SI TUKANG SEPATU YANG MENJADI MISIONARIS
William Carey (1761-1834), seorang Inggris yang bekerja sebagai tukang sepatu menjadi lilin kecil yang membawa harapan baru bagi misi Kristen yang sudah lama redup. Ia bertekad untuk mengabdi sebagai misionaris. Untuk mewujudkan mimpinya itu ia menghadapi banyak sekali tantangan.
Tantangan pertama yang dihadapi Carey berasal dari orang Kirsten sendiri. Ketika si Tukang Sepatu ini mengajak gereja untuk menginjili bangsa-bangsa lain, ia dicela demikian: “Hai anak muda, jika Allah hendak menyelamatkan orang-orang kafir itu, Ia akan berbuat demikian tanpa kau dan saya.” Suatu kalimat yang menusuk dan mematahkan semangat. Tetapi Carey tidak menyerah, ia berkeras untuk pergi menginjil.
Setelah sekian lama menantikan, akhirnya ada kesempatan bagi Carey untuk mewujudkan doa, mimpi dan harapannya memberitakan Injil ke luar negeri. Ia mengumpulkan uang, mempersiapkan barangnya dan berpamitan pergi berlayar ke India, negara besar yang masih hidup dalam kegelapan. Tetapi apa yang terjadi? Pelayaran itu dibatalkan karena cuaca buruk dan peperangan. Bisa dipastikan batalnya pelayaran ini akan membuat si Tukang Sepatu menjadi kecewa, sedih, malu lalu mengubur ambisi besarnya itu. Apakah begitu? Tidak! Carey terus berjuang untuk menjadi misionaris.
Lalu tibalah kesempatan kedua bagi Carey untuk pergi berlayar. Pada tahun 1793 ia berlayar membawa keluarganya menuju India. Setelah itu apakah semuanya berjalan mulus? Tidak juga, tetapi justru ketika sudah di ladang misi-lah Carey menghadapi tantangan yang semakin berat.
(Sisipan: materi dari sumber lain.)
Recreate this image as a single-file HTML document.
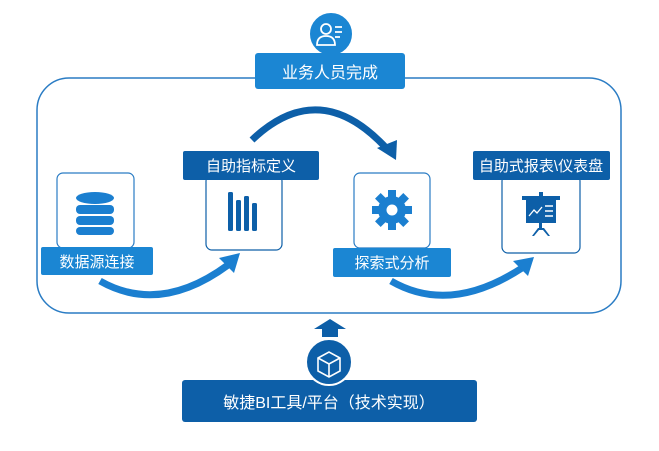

Ia menjalani hari-harinya dengan air mata dan kepedihan. Selama 30 tahun melayani tidak ada jiwa yang dimenangkan – pelayanannya terasa sia-sia saja. Dan penguasa yang menjajah India pada waktu itu membatasi ruang gerak pelayanannya. Kebutuhan ekonomi menjadi tantangan juga bagi Carey, ketika melayani tidak ada yang mendukung keuangannya sehingga terpaksa ia melayani sambil bekerja sebagai buruh pabrik.
Keluarga Carey pun menjadi tangangan baginya. Sejak awal istrinya keberatan jika Carey menjadi misionaris – ia ikut suaminya dengan terpaksa. Selama di India Ny Carey terus mengeluh dan protes atas kondisi mereka yang miskin. Puncaknya, yaitu ketika Ny Carey menjadi depresi lalu meninggal. Ini pasti berat bagi si Tukang Kayu.
Tetapi sampai di sinipun Carey belum juga menyerah. Ia terus melanjutkan misinya hingga akhirnya ia bisa menyaksikan buah pelayanannya. Allah memberikan kepadanya jiwa-jiwa yang diselamatkan. Dan Carey terus bekerja menyebarkan Injil termasuk menerjemahkan Alkitab. Satu moto terkenal dari Carey adalah: ”USAHAKANLAH PERKARA-PERKARA BESAR BAGI ALLAH; NANTIKANLAH PERKARA-PERKARA BESAR DARI ALLAH.”
Carey, si Tukang Sepatu yang berambisi menjadi misionaris telah berhasil mewujudkan mimpinya. Pengabdiannya pada Injil telah menginspirasi ribuan orang Eropa sehingga mereka rela meninggalkan kenyamanan negarinya dan pergi ke pelosok-pelosok dunia termasuk ke pedalaman Indonesia. Masanya William Carey telah berlalu dan sekarang ’tongkat estafet’ ada ditangan kita, mari beritakan Injil sekarang juga kepada mereka yang belum percaya. Mereka ada di sekitar kita.